» **PROBLEM TO SOLVE**: Transcribe the listing exactly, leaving out every picture.

» **GIVEN MATERIAL**:
[Start]
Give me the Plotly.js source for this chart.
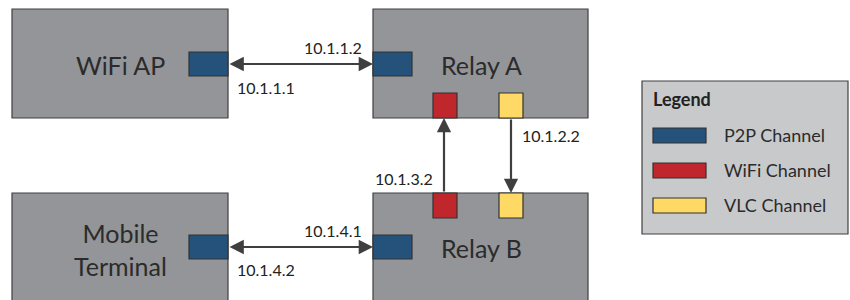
<!DOCTYPE html>
<html><head><meta charset="utf-8">
<script src="https://cdn.plot.ly/plotly-3.0.1.min.js"></script>
<style>html,body{margin:0;padding:0;background:#fff}#chart{width:850px;height:300px}</style>
</head><body><div id="chart"></div>
<script>
// ---- content ----
const nodeNames = ["WiFi AP", "Relay A", "Mobile<br>Terminal", "Relay B"];
const linkLabels = ["10.1.1.2", "10.1.1.1", "10.1.2.2", "10.1.3.2", "10.1.4.1", "10.1.4.2"];
const legendTitle = "Legend";
const legendNames = ["P2P Channel", "WiFi Channel", "VLC Channel"];

// ---- geometry (pixels, y down) ----
const boxes = [[12,9,228,118],[373,9,588,118],[12,193,228,320],[373,193,588,320]];
const nodeLabelPos = [[120,65],[481,65],[120,249],[481,248]];
const ports = [
  {r:[189,52,228,76], c:0},{r:[373,52,412,76], c:0},
  {r:[433,93,457,118], c:1},{r:[499,93,523,118], c:2},
  {r:[433,193,457,218], c:1},{r:[499,193,523,218], c:2},
  {r:[189,235,228,259], c:0},{r:[373,235,412,259], c:0}
];
const arrows = [
  {from:[228,64], to:[373,64], both:true},
  {from:[444,193], to:[444,118], both:false},
  {from:[511,118], to:[511,193], both:false},
  {from:[228,247], to:[373,247], both:true}
];
const linkLabelPos = [[364,47,'right'],[235,87,'left'],[520,135,'left'],[435,178,'right'],[364,230,'right'],[235,269,'left']];
const channelColors = ["#24527b", "#c0272d", "#ffd966"];

const FONT = "Lato, 'Open Sans', sans-serif";
const shapes = [], annotations = [];
boxes.forEach(b => shapes.push({type:'rect', x0:b[0], y0:b[1], x1:b[2], y1:b[3], fillcolor:'#939598', line:{color:'#404040', width:1.2}, layer:'below'}));
ports.forEach(p => shapes.push({type:'rect', x0:p.r[0], y0:p.r[1], x1:p.r[2], y1:p.r[3], fillcolor:channelColors[p.c], line:{color:'#333333', width:1.2}}));
// legend box
shapes.push({type:'rect', x0:642, y0:81, x1:848, y1:234, fillcolor:'#c8c9cb', line:{color:'#404040', width:1.2}});
legendNames.forEach((n,i) => {
  const y = 128 + i*35;
  shapes.push({type:'rect', x0:653, y0:y, x1:706, y1:y+15, fillcolor:channelColors[i], line:{color:'#333333', width:1.2}});
  annotations.push({x:722, y:y+7, xref:'x', yref:'y', text:n, showarrow:false, xanchor:'left', yanchor:'middle', font:{family:FONT, size:18, color:'#2b2b2b'}});
});
annotations.push({x:651, y:99, xref:'x', yref:'y', text:'<b>'+legendTitle+'</b>', showarrow:false, xanchor:'left', yanchor:'middle', font:{family:FONT, size:18, color:'#222222'}});

nodeNames.forEach((n,i) => annotations.push({x:nodeLabelPos[i][0], y:nodeLabelPos[i][1], xref:'x', yref:'y', text:n, showarrow:false, xanchor:'center', yanchor:'middle', font:{family:FONT, size:25, color:'#2b2b2b'}}));
linkLabels.forEach((t,i) => annotations.push({x:linkLabelPos[i][0], y:linkLabelPos[i][1], xref:'x', yref:'y', text:t, showarrow:false, xanchor:linkLabelPos[i][2], yanchor:'middle', font:{family:FONT, size:16, color:'#222222'}}));
arrows.forEach(a => annotations.push({x:a.to[0], y:a.to[1], ax:a.from[0], ay:a.from[1], xref:'x', yref:'y', axref:'x', ayref:'y', text:'', showarrow:true, arrowhead:2, startarrowhead:2, arrowside:a.both?'end+start':'end', arrowsize:1.3, startarrowsize:1.3, arrowwidth:2.2, arrowcolor:'#3f3f3f', standoff:0, startstandoff:0}));

Plotly.newPlot('chart', [{x:[0], y:[0], mode:'markers', marker:{opacity:0}, hoverinfo:'skip', showlegend:false}], {
  width:850, height:300, margin:{l:0,r:0,t:0,b:0},
  paper_bgcolor:'#ffffff', plot_bgcolor:'#ffffff',
  xaxis:{range:[0,850], visible:false, fixedrange:true},
  yaxis:{range:[300,0], visible:false, fixedrange:true},
  shapes:shapes, annotations:annotations, showlegend:false
}, {staticPlot:true, displayModeBar:false});
</script></body></html>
[End]
» **TASK OUTPUT**:
Give me the Plotly.js source for this chart.
<!DOCTYPE html>
<html><head><meta charset="utf-8">
<script src="https://cdn.plot.ly/plotly-3.0.1.min.js"></script>
<style>html,body{margin:0;padding:0;background:#fff}#chart{width:850px;height:300px}</style>
</head><body><div id="chart"></div>
<script>
// ---- content ----
const nodeNames = ["WiFi AP", "Relay A", "Mobile<br>Terminal", "Relay B"];
const linkLabels = ["10.1.1.2", "10.1.1.1", "10.1.2.2", "10.1.3.2", "10.1.4.1", "10.1.4.2"];
const legendTitle = "Legend";
const legendNames = ["P2P Channel", "WiFi Channel", "VLC Channel"];

// ---- geometry (pixels, y down) ----
const boxes = [[12,9,228,118],[373,9,588,118],[12,193,228,320],[373,193,588,320]];
const nodeLabelPos = [[120,65],[481,65],[120,249],[481,248]];
const ports = [
  {r:[189,52,228,76], c:0},{r:[373,52,412,76], c:0},
  {r:[433,93,457,118], c:1},{r:[499,93,523,118], c:2},
  {r:[433,193,457,218], c:1},{r:[499,193,523,218], c:2},
  {r:[189,235,228,259], c:0},{r:[373,235,412,259], c:0}
];
const arrows = [
  {from:[228,64], to:[373,64], both:true},
  {from:[444,193], to:[444,118], both:false},
  {from:[511,118], to:[511,193], both:false},
  {from:[228,247], to:[373,247], both:true}
];
const linkLabelPos = [[364,47,'right'],[235,87,'left'],[520,135,'left'],[435,178,'right'],[364,230,'right'],[235,269,'left']];
const channelColors = ["#24527b", "#c0272d", "#ffd966"];

const FONT = "Lato, 'Open Sans', sans-serif";
const shapes = [], annotations = [];
boxes.forEach(b => shapes.push({type:'rect', x0:b[0], y0:b[1], x1:b[2], y1:b[3], fillcolor:'#939598', line:{color:'#404040', width:1.2}, layer:'below'}));
ports.forEach(p => shapes.push({type:'rect', x0:p.r[0], y0:p.r[1], x1:p.r[2], y1:p.r[3], fillcolor:channelColors[p.c], line:{color:'#333333', width:1.2}}));
// legend box
shapes.push({type:'rect', x0:642, y0:81, x1:848, y1:234, fillcolor:'#c8c9cb', line:{color:'#404040', width:1.2}});
legendNames.forEach((n,i) => {
  const y = 128 + i*35;
  shapes.push({type:'rect', x0:653, y0:y, x1:706, y1:y+15, fillcolor:channelColors[i], line:{color:'#333333', width:1.2}});
  annotations.push({x:722, y:y+7, xref:'x', yref:'y', text:n, showarrow:false, xanchor:'left', yanchor:'middle', font:{family:FONT, size:18, color:'#2b2b2b'}});
});
annotations.push({x:651, y:99, xref:'x', yref:'y', text:'<b>'+legendTitle+'</b>', showarrow:false, xanchor:'left', yanchor:'middle', font:{family:FONT, size:18, color:'#222222'}});

nodeNames.forEach((n,i) => annotations.push({x:nodeLabelPos[i][0], y:nodeLabelPos[i][1], xref:'x', yref:'y', text:n, showarrow:false, xanchor:'center', yanchor:'middle', font:{family:FONT, size:25, color:'#2b2b2b'}}));
linkLabels.forEach((t,i) => annotations.push({x:linkLabelPos[i][0], y:linkLabelPos[i][1], xref:'x', yref:'y', text:t, showarrow:false, xanchor:linkLabelPos[i][2], yanchor:'middle', font:{family:FONT, size:16, color:'#222222'}}));
arrows.forEach(a => annotations.push({x:a.to[0], y:a.to[1], ax:a.from[0], ay:a.from[1], xref:'x', yref:'y', axref:'x', ayref:'y', text:'', showarrow:true, arrowhead:2, startarrowhead:2, arrowside:a.both?'end+start':'end', arrowsize:1.3, startarrowsize:1.3, arrowwidth:2.2, arrowcolor:'#3f3f3f', standoff:0, startstandoff:0}));

Plotly.newPlot('chart', [{x:[0], y:[0], mode:'markers', marker:{opacity:0}, hoverinfo:'skip', showlegend:false}], {
  width:850, height:300, margin:{l:0,r:0,t:0,b:0},
  paper_bgcolor:'#ffffff', plot_bgcolor:'#ffffff',
  xaxis:{range:[0,850], visible:false, fixedrange:true},
  yaxis:{range:[300,0], visible:false, fixedrange:true},
  shapes:shapes, annotations:annotations, showlegend:false
}, {staticPlot:true, displayModeBar:false});
</script></body></html>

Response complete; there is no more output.